Par ailleurs, le conseil estime que le pilotage national de la lutte contre l’isolement social doit se situer à un niveau interministériel. Pour autant, il doit être « visible et incarné ». C’est pourquoi la troisième assemblée de la République préconise la désignation d’un délégué interministériel en charge de la prévention et de la lutte contre l’isolement social. Chargé de piloter et de coordonner les actions à mener contre l’isolement social, ce responsable gouvernemental disposerait de programmes dédiés et identifiés dans le budget de l’Etat. Objectif : faire de la lutte contre l’isolement social un objectif de nombreuses politiques publiques, comme celles de santé, d’urbanisme ou de lutte contre le chômage.
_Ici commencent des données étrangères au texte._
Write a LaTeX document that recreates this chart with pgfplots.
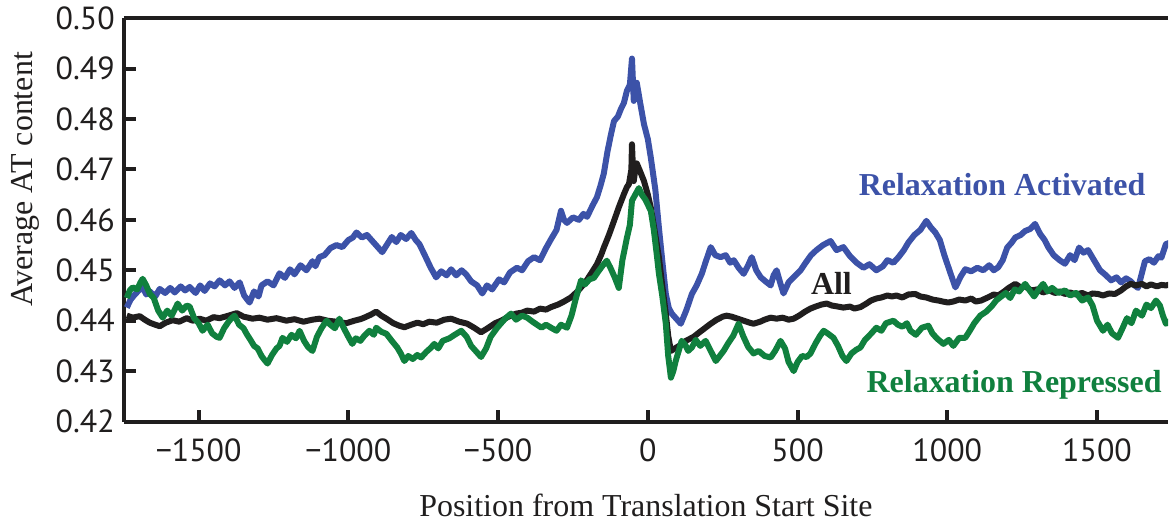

Pour permettre le repérage, la valorisation et la diffusion des pratiques innovantes mises en œuvre dans les territoires, le CESE propose enfin d’instituer une « tête de réseaux » au service des institutions et des acteurs engagés dans la mobilisation contre l’isolement social. Elle prendrait la forme d’un site Internet dédié à la lutte contre l’isolement social. Ce site pourrait « capitaliser la connaissance » des acteurs en leur proposant des guides pratiques ou des illustrations d’expériences. Il devrait aussi permettre la géolocalisation des coopérations ou des équipes citoyennes et lister les formations proposées.